AIM | Return all the entries exactly, keeping pictures out.

RECORDS TO PROCESS |
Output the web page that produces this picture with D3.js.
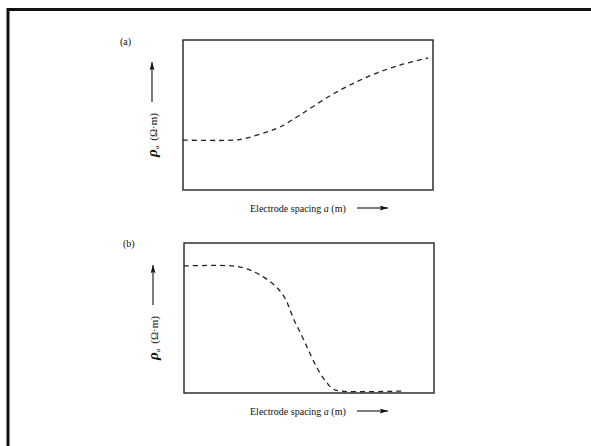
<!DOCTYPE html>
<html>
<head>
<meta charset="utf-8">
<script src="https://cdn.jsdelivr.net/npm/d3@7"></script>
<style>
  body { margin: 0; background: #fff; }
  svg text { font-family: "Liberation Serif", "DejaVu Serif", serif; fill: #111; }
</style>
</head>
<body>
<svg id="chart" width="591" height="446"></svg>
<script>
// sounding curves, x = electrode spacing (0-100), y = apparent resistivity (0-100)
var curveAx = [0, 20.8, 25.6, 33.6, 38.8, 46.8, 60, 73.6, 86.8, 98];
var curveAy = [33.3, 33.3, 34.7, 38.7, 42, 50, 64, 75.3, 83.3, 88];

var curveBx = [0, 19.6, 25.2, 30.4, 35.2, 38.4, 40.8, 42.4, 44.4, 46.4, 49.2, 51.6, 54.4, 57.2, 59.6, 62.4, 87.2];
var curveBy = [84.7, 84.7, 82.7, 78.7, 73.3, 68, 62, 55.3, 47.3, 40.7, 30.7, 22, 13.3, 6.7, 2.7, 1.3, 1.3];

var panelLabels = ['(a)', '(b)'];
var xLabel = 'Electrode spacing ';

var svg = d3.select('#chart');

var defs = svg.append('defs');
defs.append('marker')
	.attr('id', 'head')
	.attr('viewBox', '0 0 10 6')
	.attr('refX', 10)
	.attr('refY', 3)
	.attr('markerWidth', 10)
	.attr('markerHeight', 5)
	.attr('markerUnits', 'userSpaceOnUse')
	.attr('orient', 'auto')
	.append('path')
	.attr('d', 'M0,0 L10,3 L0,6 L2,3 Z')
	.attr('fill', '#111');

// outer frame (top and left only visible)
svg.append('line')
	.attr('x1', 7).attr('y1', 9.5).attr('x2', 591).attr('y2', 9.5)
	.attr('stroke', '#111').attr('stroke-width', 3);
svg.append('line')
	.attr('x1', 8).attr('y1', 8).attr('x2', 8).attr('y2', 446)
	.attr('stroke', '#111').attr('stroke-width', 3);

var panels = [
	{ label: panelLabels[0], xs: curveAx, ys: curveAy, left: 183, top: 40 },
	{ label: panelLabels[1], xs: curveBx, ys: curveBy, left: 184, top: 243 }
];

var W = 250, H = 150;

panels.forEach(function(p) {
	var g = svg.append('g').attr('transform', 'translate(' + p.left + ',' + p.top + ')');

	var x = d3.scaleLinear().domain([0, 100]).range([0, W]);
	var y = d3.scaleLinear().domain([0, 100]).range([H, 0]);

	g.append('rect')
		.attr('x', x(0)).attr('y', y(100))
		.attr('width', x(100) - x(0)).attr('height', y(0) - y(100))
		.attr('fill', 'none')
		.attr('stroke', '#222')
		.attr('stroke-width', 1.4);

	var pts = p.xs.map(function(v, i) { return [v, p.ys[i]]; });
	var line = d3.line()
		.x(function(d) { return x(d[0]); })
		.y(function(d) { return y(d[1]); })
		.curve(d3.curveCatmullRom.alpha(0.5));

	g.append('path')
		.datum(pts)
		.attr('d', line)
		.attr('fill', 'none')
		.attr('stroke', '#222')
		.attr('stroke-width', 1.3)
		.attr('stroke-dasharray', '5,4');

	// panel tag
	g.append('text')
		.attr('x', p.label === '(a)' ? -63 : -61)
		.attr('y', p.label === '(a)' ? 5 : 4)
		.attr('font-size', 10)
		.text(p.label);

	// y label, rotated
	var yl = g.append('text')
		.attr('transform', 'translate(-26,117) rotate(-90)')
		.attr('font-size', 11);
	yl.append('tspan')
		.attr('font-style', 'italic')
		.attr('font-weight', 'bold')
		.attr('font-size', 15)
		.text('\u03C1');
	yl.append('tspan')
		.attr('font-style', 'italic')
		.attr('font-size', 7)
		.attr('dy', 2)
		.text('a');
	yl.append('tspan')
		.attr('dy', -2)
		.attr('dx', 5)
		.text('(\u03A9\u00B7m)');

	g.append('line')
		.attr('x1', -31).attr('y1', 62)
		.attr('x2', -31).attr('y2', 22)
		.attr('stroke', '#111').attr('stroke-width', 1.1)
		.attr('marker-end', 'url(#head)');

	// x label
	var xl = g.append('text')
		.attr('x', 250 - p.left)
		.attr('y', H + 22)
		.attr('font-size', 10);
	xl.append('tspan').text(xLabel);
	xl.append('tspan').attr('font-style', 'italic').text('a');
	xl.append('tspan').text(' (m)');

	g.append('line')
		.attr('x1', 357 - p.left).attr('y1', H + 18)
		.attr('x2', 388 - p.left).attr('y2', H + 18)
		.attr('stroke', '#111').attr('stroke-width', 1.1)
		.attr('marker-end', 'url(#head)');
});
</script>
</body>
</html>
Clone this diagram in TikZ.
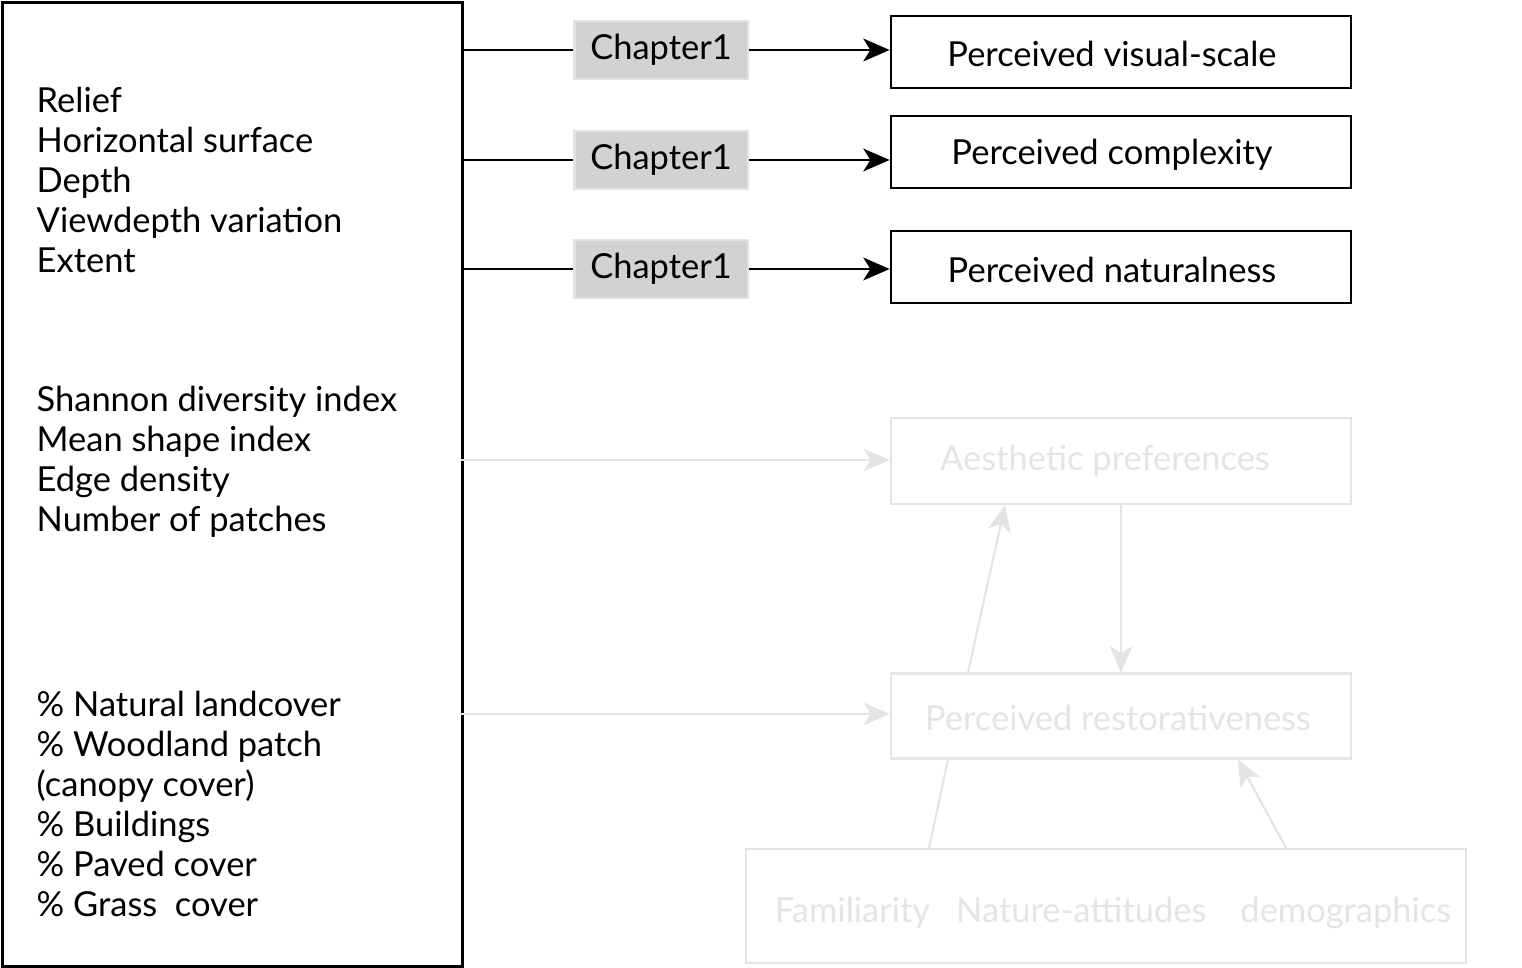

RESULT OF THIS EXERCISE |
Output the web page that produces this picture with D3.js.
<!DOCTYPE html>
<html>
<head>
<meta charset="utf-8">
<script src="https://cdn.jsdelivr.net/npm/d3@7"></script>
<style>
  body { margin: 0; background: #fff; }
  svg text { font-family: "Liberation Serif", "DejaVu Serif", serif; fill: #111; }
</style>
</head>
<body>
<svg id="chart" width="591" height="446"></svg>
<script>
// sounding curves, x = electrode spacing (0-100), y = apparent resistivity (0-100)
var curveAx = [0, 20.8, 25.6, 33.6, 38.8, 46.8, 60, 73.6, 86.8, 98];
var curveAy = [33.3, 33.3, 34.7, 38.7, 42, 50, 64, 75.3, 83.3, 88];

var curveBx = [0, 19.6, 25.2, 30.4, 35.2, 38.4, 40.8, 42.4, 44.4, 46.4, 49.2, 51.6, 54.4, 57.2, 59.6, 62.4, 87.2];
var curveBy = [84.7, 84.7, 82.7, 78.7, 73.3, 68, 62, 55.3, 47.3, 40.7, 30.7, 22, 13.3, 6.7, 2.7, 1.3, 1.3];

var panelLabels = ['(a)', '(b)'];
var xLabel = 'Electrode spacing ';

var svg = d3.select('#chart');

var defs = svg.append('defs');
defs.append('marker')
	.attr('id', 'head')
	.attr('viewBox', '0 0 10 6')
	.attr('refX', 10)
	.attr('refY', 3)
	.attr('markerWidth', 10)
	.attr('markerHeight', 5)
	.attr('markerUnits', 'userSpaceOnUse')
	.attr('orient', 'auto')
	.append('path')
	.attr('d', 'M0,0 L10,3 L0,6 L2,3 Z')
	.attr('fill', '#111');

// outer frame (top and left only visible)
svg.append('line')
	.attr('x1', 7).attr('y1', 9.5).attr('x2', 591).attr('y2', 9.5)
	.attr('stroke', '#111').attr('stroke-width', 3);
svg.append('line')
	.attr('x1', 8).attr('y1', 8).attr('x2', 8).attr('y2', 446)
	.attr('stroke', '#111').attr('stroke-width', 3);

var panels = [
	{ label: panelLabels[0], xs: curveAx, ys: curveAy, left: 183, top: 40 },
	{ label: panelLabels[1], xs: curveBx, ys: curveBy, left: 184, top: 243 }
];

var W = 250, H = 150;

panels.forEach(function(p) {
	var g = svg.append('g').attr('transform', 'translate(' + p.left + ',' + p.top + ')');

	var x = d3.scaleLinear().domain([0, 100]).range([0, W]);
	var y = d3.scaleLinear().domain([0, 100]).range([H, 0]);

	g.append('rect')
		.attr('x', x(0)).attr('y', y(100))
		.attr('width', x(100) - x(0)).attr('height', y(0) - y(100))
		.attr('fill', 'none')
		.attr('stroke', '#222')
		.attr('stroke-width', 1.4);

	var pts = p.xs.map(function(v, i) { return [v, p.ys[i]]; });
	var line = d3.line()
		.x(function(d) { return x(d[0]); })
		.y(function(d) { return y(d[1]); })
		.curve(d3.curveCatmullRom.alpha(0.5));

	g.append('path')
		.datum(pts)
		.attr('d', line)
		.attr('fill', 'none')
		.attr('stroke', '#222')
		.attr('stroke-width', 1.3)
		.attr('stroke-dasharray', '5,4');

	// panel tag
	g.append('text')
		.attr('x', p.label === '(a)' ? -63 : -61)
		.attr('y', p.label === '(a)' ? 5 : 4)
		.attr('font-size', 10)
		.text(p.label);

	// y label, rotated
	var yl = g.append('text')
		.attr('transform', 'translate(-26,117) rotate(-90)')
		.attr('font-size', 11);
	yl.append('tspan')
		.attr('font-style', 'italic')
		.attr('font-weight', 'bold')
		.attr('font-size', 15)
		.text('\u03C1');
	yl.append('tspan')
		.attr('font-style', 'italic')
		.attr('font-size', 7)
		.attr('dy', 2)
		.text('a');
	yl.append('tspan')
		.attr('dy', -2)
		.attr('dx', 5)
		.text('(\u03A9\u00B7m)');

	g.append('line')
		.attr('x1', -31).attr('y1', 62)
		.attr('x2', -31).attr('y2', 22)
		.attr('stroke', '#111').attr('stroke-width', 1.1)
		.attr('marker-end', 'url(#head)');

	// x label
	var xl = g.append('text')
		.attr('x', 250 - p.left)
		.attr('y', H + 22)
		.attr('font-size', 10);
	xl.append('tspan').text(xLabel);
	xl.append('tspan').attr('font-style', 'italic').text('a');
	xl.append('tspan').text(' (m)');

	g.append('line')
		.attr('x1', 357 - p.left).attr('y1', H + 18)
		.attr('x2', 388 - p.left).attr('y2', H + 18)
		.attr('stroke', '#111').attr('stroke-width', 1.1)
		.attr('marker-end', 'url(#head)');
});
</script>
</body>
</html>
Clone this diagram in TikZ.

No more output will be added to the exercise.